Jack is being cooperative (i.e. wants to cooperate with Jill) if

say

G(Jill, p)

i.e p, the keeping of an empty bedroom

is a goal that explains Jill's existence (on this earth -- as opposed to other multiverses).

then

F(Jack (G(Jill, p))

i.e. Jack assumes that's Jill's goal -- surely she's been parroting about it for some time now -- and there's no way which alla Minksy, Jack can NOT frame that.

then

and this is

COOP(Jack, Jill)

--

G(Jack, p)

--

i.e. Jack honours Jill's goal. At least momentarily. And the conversation proceeds smoothly with an innocuous reply, "I have a train to catch". I should stop this blog entry here but I won't.

So,

procedure (recall Grice's use of this and subdivision into 'basic' and resultant, and the primitive notion of 'having a procedure in one's repertoire, WoW:vi)

Gp ---> Mp

If you have end p in mind, find the means to achieve it.

This is anti-Kantian: for Kant, no means justify the goal, or vice versa. It's all very complicated in _German_ (But for him, honesty was NOT the best policy. Indeed, he would slap you in your German face if you said that in front of his own one -- vide my post elsewhere, "When Honesty is not the Best Policy (Was: Kant))".

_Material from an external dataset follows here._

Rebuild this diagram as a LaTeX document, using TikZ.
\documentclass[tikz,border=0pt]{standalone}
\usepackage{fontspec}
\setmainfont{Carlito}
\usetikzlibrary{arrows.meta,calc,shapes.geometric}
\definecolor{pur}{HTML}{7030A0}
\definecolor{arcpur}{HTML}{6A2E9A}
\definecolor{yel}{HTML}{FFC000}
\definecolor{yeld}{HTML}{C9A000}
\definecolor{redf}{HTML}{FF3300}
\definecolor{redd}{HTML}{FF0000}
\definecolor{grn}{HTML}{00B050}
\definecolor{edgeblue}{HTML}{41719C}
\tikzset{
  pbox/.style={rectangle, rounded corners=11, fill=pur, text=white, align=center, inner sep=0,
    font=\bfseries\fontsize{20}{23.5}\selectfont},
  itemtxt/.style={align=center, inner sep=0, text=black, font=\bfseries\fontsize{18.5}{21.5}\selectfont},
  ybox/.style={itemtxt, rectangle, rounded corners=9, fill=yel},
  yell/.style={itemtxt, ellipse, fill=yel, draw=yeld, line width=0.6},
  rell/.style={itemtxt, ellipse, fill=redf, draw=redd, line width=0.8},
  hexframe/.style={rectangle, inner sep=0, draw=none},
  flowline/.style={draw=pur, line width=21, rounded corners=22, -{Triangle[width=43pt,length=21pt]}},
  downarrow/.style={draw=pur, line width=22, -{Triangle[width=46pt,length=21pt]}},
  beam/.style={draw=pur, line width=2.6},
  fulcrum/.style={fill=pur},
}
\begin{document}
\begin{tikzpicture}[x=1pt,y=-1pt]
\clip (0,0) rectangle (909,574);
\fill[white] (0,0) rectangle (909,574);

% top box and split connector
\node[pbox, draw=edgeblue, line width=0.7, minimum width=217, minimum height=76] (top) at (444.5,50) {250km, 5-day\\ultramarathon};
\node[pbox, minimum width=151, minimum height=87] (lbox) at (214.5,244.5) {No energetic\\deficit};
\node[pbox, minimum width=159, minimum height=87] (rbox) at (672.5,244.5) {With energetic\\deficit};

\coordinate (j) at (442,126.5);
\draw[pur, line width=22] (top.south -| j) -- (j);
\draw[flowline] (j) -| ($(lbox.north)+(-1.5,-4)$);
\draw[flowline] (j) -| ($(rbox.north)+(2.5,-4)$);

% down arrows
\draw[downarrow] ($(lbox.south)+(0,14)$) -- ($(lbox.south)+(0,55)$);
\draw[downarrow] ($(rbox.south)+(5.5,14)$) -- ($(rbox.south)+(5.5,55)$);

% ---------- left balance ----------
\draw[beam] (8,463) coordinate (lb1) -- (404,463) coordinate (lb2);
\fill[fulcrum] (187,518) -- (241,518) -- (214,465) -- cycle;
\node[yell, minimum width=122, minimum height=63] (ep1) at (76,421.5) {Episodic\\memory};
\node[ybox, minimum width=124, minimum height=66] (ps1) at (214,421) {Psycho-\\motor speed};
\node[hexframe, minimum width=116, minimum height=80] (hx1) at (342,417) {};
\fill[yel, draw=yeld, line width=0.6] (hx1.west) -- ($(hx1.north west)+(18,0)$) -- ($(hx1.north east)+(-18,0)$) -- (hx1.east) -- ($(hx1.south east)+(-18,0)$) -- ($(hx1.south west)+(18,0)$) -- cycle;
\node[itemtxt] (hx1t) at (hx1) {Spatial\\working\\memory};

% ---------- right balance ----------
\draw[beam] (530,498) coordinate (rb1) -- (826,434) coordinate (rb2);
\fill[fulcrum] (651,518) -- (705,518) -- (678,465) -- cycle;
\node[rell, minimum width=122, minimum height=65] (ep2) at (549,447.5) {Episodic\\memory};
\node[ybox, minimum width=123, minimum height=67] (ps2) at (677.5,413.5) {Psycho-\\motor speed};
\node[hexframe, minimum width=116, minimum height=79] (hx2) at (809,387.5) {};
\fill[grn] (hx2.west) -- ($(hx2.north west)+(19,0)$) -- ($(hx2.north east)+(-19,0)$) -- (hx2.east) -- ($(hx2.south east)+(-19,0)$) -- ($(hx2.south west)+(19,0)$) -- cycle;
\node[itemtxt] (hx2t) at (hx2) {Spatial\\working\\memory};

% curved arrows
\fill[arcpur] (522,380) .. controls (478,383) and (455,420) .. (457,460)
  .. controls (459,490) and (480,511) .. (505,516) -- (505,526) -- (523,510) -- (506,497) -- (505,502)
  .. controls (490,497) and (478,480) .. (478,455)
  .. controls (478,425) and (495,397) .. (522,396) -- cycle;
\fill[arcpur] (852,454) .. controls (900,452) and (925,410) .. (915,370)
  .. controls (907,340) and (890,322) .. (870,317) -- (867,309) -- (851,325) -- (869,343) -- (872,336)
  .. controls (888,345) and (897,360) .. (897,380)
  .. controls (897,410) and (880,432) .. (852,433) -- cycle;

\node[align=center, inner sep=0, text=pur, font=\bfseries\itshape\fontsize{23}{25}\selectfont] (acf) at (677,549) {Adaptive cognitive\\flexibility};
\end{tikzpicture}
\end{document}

But if you _flout_ a procedure:

as Ikaros did when he _jumped_ out of the window in Knossos ("I want to fly, I want to raise up in the air. My father says my arms with a bit of feathers glues to them, will do. Therefore, ...")

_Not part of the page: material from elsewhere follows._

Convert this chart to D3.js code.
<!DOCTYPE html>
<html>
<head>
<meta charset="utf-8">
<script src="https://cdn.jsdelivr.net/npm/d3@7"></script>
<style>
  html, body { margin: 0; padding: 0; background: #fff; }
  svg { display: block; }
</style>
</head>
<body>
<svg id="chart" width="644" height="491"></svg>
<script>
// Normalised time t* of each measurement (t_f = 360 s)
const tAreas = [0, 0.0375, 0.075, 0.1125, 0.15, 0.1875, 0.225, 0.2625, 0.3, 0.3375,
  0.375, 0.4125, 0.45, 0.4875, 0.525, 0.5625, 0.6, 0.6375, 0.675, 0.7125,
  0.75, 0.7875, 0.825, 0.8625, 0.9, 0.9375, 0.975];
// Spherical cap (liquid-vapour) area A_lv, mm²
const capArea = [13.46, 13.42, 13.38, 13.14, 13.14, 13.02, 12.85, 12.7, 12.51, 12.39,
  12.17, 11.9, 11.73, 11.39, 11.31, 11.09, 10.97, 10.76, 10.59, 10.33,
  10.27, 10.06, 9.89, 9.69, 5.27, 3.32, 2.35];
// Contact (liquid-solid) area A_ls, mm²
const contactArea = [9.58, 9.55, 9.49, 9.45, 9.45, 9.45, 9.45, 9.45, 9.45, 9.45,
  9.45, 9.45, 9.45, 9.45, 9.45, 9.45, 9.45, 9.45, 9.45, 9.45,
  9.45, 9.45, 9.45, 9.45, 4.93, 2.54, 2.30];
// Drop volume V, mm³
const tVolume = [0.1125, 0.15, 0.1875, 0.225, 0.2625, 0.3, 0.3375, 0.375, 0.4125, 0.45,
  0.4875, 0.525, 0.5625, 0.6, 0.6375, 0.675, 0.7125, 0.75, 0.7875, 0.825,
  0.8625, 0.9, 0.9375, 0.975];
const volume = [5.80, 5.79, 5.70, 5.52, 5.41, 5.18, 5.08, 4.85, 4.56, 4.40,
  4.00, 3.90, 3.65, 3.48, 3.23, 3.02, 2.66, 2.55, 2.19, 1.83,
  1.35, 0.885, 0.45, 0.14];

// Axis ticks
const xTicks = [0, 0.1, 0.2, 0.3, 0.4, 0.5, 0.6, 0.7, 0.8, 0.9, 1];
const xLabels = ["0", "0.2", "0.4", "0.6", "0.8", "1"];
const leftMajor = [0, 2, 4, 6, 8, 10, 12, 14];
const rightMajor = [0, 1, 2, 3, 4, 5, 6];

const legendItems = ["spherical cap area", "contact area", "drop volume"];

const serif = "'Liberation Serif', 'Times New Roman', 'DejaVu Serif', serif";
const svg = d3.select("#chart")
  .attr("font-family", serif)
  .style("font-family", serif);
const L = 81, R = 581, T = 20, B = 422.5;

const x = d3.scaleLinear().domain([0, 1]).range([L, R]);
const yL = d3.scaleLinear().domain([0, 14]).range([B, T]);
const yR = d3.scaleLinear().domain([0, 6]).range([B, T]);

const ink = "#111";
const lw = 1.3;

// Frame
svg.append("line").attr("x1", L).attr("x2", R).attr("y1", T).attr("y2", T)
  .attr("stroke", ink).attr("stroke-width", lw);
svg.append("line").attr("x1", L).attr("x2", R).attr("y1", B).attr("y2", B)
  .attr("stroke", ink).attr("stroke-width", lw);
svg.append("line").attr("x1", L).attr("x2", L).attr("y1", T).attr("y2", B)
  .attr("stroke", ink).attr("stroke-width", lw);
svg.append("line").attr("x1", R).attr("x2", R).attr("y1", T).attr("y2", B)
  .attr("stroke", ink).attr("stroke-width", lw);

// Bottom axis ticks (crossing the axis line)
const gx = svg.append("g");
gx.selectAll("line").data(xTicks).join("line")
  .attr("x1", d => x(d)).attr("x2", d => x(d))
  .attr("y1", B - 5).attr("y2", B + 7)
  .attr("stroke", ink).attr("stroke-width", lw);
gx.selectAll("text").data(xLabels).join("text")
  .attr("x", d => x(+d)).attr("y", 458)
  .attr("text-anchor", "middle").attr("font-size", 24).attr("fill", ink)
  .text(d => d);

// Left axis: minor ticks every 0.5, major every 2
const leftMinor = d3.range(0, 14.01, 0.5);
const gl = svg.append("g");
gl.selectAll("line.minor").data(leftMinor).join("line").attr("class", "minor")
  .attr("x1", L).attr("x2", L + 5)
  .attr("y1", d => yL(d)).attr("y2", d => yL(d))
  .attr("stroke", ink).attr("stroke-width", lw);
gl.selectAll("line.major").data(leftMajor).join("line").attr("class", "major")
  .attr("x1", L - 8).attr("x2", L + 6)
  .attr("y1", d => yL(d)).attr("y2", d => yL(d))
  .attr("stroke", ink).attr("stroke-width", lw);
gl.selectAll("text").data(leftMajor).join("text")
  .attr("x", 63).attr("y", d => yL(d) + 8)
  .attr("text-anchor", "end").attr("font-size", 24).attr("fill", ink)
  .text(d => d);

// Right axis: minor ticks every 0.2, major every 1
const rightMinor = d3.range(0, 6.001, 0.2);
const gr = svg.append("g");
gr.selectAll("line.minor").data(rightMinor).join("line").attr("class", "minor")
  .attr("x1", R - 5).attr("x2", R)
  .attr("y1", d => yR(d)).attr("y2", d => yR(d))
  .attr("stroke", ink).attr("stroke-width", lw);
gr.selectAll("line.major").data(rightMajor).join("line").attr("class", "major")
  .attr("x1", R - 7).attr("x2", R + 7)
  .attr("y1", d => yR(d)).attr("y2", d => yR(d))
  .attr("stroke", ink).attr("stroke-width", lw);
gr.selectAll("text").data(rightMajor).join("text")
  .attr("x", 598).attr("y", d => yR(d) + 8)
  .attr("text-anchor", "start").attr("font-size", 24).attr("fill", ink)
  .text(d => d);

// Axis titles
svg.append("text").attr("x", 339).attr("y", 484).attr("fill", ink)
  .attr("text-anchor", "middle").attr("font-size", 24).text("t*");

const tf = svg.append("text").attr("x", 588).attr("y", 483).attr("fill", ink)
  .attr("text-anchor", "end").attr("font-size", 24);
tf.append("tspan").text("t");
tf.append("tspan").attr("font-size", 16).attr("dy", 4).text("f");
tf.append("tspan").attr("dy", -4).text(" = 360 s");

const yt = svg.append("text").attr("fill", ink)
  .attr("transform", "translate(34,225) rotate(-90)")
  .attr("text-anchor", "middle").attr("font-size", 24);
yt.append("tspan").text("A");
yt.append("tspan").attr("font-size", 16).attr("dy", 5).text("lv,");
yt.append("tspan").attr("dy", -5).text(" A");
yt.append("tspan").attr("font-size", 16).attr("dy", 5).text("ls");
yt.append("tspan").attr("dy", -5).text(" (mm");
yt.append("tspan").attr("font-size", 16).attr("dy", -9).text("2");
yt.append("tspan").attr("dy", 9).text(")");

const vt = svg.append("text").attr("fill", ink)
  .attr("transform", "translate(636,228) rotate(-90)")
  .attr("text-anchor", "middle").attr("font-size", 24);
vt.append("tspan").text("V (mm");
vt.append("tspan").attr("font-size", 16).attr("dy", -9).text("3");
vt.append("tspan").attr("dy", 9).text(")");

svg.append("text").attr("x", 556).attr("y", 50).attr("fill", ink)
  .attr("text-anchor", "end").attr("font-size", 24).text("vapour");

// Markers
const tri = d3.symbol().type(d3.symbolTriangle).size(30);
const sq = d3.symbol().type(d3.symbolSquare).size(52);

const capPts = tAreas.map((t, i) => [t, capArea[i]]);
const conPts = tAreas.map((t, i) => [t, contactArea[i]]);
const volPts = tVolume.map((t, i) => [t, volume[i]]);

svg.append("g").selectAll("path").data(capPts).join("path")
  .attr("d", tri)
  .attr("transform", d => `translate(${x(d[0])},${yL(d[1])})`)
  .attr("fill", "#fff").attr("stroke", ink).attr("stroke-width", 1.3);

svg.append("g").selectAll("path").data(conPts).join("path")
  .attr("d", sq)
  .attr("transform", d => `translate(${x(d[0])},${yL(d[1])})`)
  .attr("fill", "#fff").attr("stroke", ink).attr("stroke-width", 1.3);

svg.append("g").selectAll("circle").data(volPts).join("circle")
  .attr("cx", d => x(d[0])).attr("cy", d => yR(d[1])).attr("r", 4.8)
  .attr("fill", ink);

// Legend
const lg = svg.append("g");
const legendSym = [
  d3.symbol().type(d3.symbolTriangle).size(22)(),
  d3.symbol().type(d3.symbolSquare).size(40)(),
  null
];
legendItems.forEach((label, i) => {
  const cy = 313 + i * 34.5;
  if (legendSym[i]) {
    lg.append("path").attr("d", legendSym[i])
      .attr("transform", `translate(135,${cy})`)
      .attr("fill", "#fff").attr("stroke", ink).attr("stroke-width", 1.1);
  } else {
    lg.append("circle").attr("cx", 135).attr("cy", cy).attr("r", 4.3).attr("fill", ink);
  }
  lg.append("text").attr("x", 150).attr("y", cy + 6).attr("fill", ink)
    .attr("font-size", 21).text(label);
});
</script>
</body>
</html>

then you are STILL honouring some further goal of yours.

"I abide by 'do not be an obdurate liar', but I _am_ hence, I'm going to flout, 'do not be an obdurate liar' and utter, 'Autophor, Autophor".

This is my modernised version of the Liar paradox.

Wolf, wolf!

He cried. By the time, Aesop notes, his 'procedure' had bored the whole population of Corsica, and thus "he was eaten by the wolf which in this case was, not as was the little shepherd's wont, a figment of his, i.e. the little shepherd's, imagination.

Etc.

So goals are important. You can fail to achieve them. But 'fail' is a horrific term ("The president failed to address the topic of unemployment". -- the wicked beast never even tried!). So, on second thoughts, you cannot _fail_ to achieve them.